In many cases, a CEO transition is methodically choreographed over quarters or even years. Such was the case with Warren Buffett at Berkshire Hathaway (NYSE: BRK.B). That gives analysts and investors time to digest the change and what it may mean for the company’s prospects and its stock.

When a CEO announces an abrupt departure, it often signals they were forced out due to poor performance. There’s no indication anything like that is happening here. Cook has faced criticism for not expanding the legacy of innovation he inherited, but there’s no denying he’s been exceptionally good to AAPL shareholders. Since Steve Jobs’ death in 2011, Apple has grown from a company worth about $300 billion to one worth roughly $4 trillion.

Investors are left to weigh different scenarios for Apple. Here are a few key takeaways.

Why John Ternus?

Ternus is a 25-year Apple veteran who has overseen development of products such as the iPhone Air, the MacBook Neo, AirPods (as hearing aids), and the Mac’s transition to Apple silicon. He has the pedigree to lead what should be viewed more as a transition than a transformation.

He also brings relative youth. At 51, he isn’t a placeholder hire — Apple is likely expecting Ternus to be at the helm for years. That suggests the company will continue to lean into the product side of the business rather than relying solely on services for growth.

Practically, that means Apple will likely double down on custom silicon and breakthrough hardware to reassert its innovation edge. It also points to a renewed competition with pure-play AI semiconductor firms.

What Does This Mean for Apple’s AI Ambitions?

Ternus’ hardware background matters here. Apple has historically taken a hardware-first, device-centric approach to AI, which frustrates some investors who want bolder software plays.
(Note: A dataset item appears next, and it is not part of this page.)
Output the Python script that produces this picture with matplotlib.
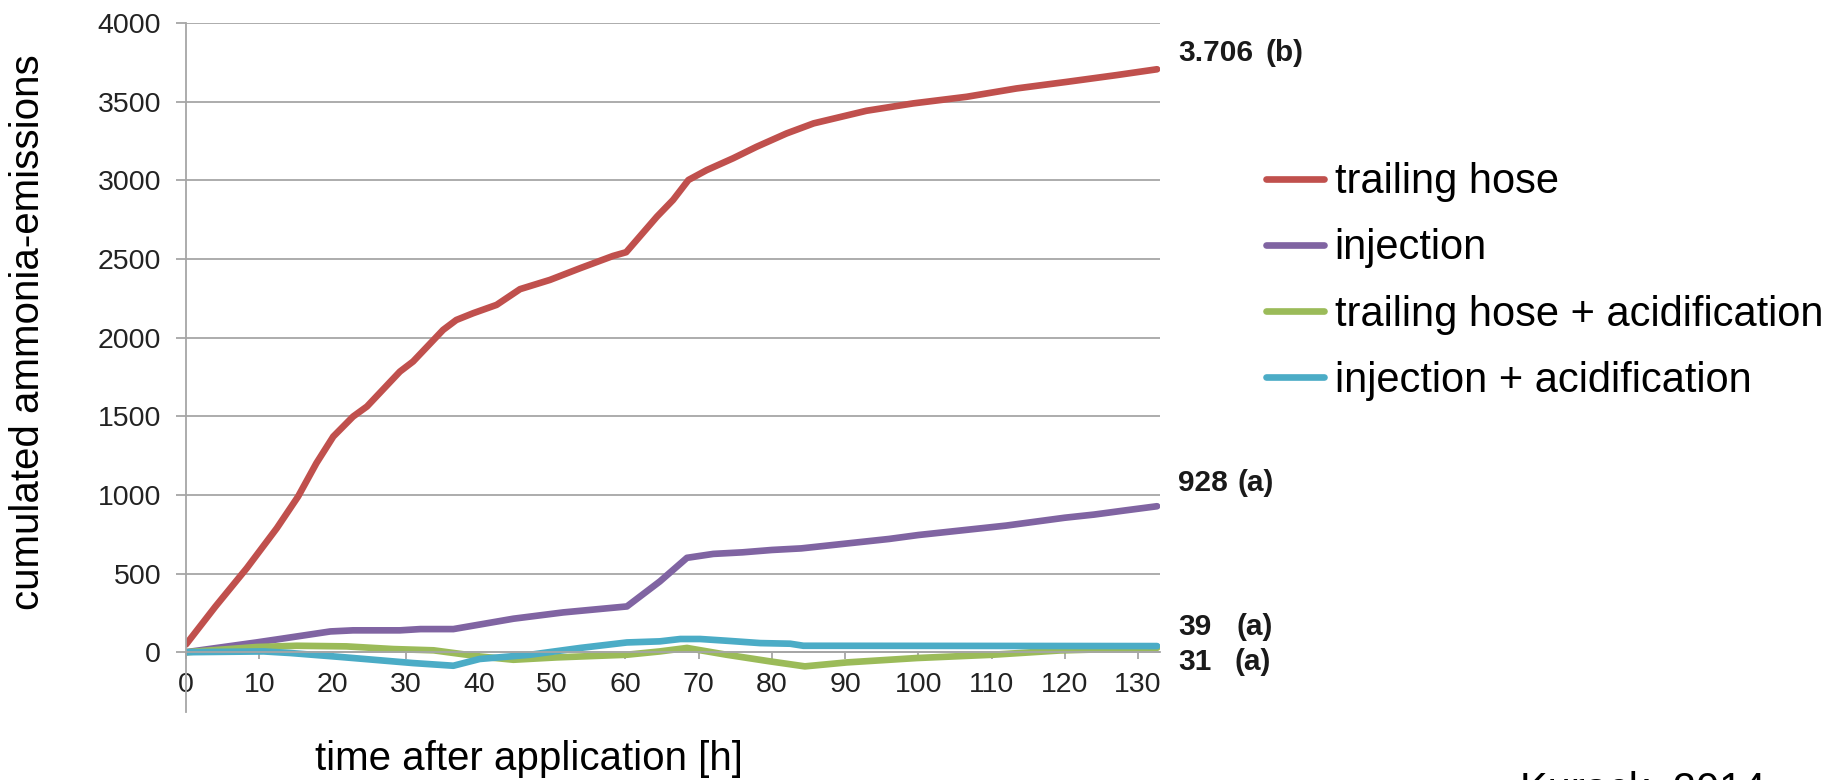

That approach makes sense for a company built on devices, even though AI is primarily a software breakthrough.

Apple is therefore unlikely to build a large language model from scratch. Instead, reports suggest the company is exploring new AI-enabled devices such as Siri-enabled smart glasses, a wearable pendant, and AirPods with cameras.

Those product efforts illustrate how Ternus’ appointment shifts decision-making toward product development. Cook’s strength has been operations — scaling the business globally — while Ternus’ strength is designing and shipping hardware.

Apple will also need to articulate an on-device AI strategy that emphasizes user privacy, an area where it can differentiate itself. Analysts think a “Private AI” approach could become a meaningful long-term advantage for Apple.

Cook Is Not Leaving Apple

Crucially, Cook will remain with Apple as executive chairman. That arrangement isn’t unprecedented, but it’s also not typical: new CEOs generally prefer a clean runway without the former CEO remaining as board chairman. In this case, however, it appears to be a deliberate compromise.

Ternus brings a product-centric focus and is young enough to see the transition through. Cook, meanwhile, can continue to manage Apple’s delicate relationships with the United States and China. Recent years have shown those markets pulling Apple in different directions, and the company clearly values Cook’s diplomatic role.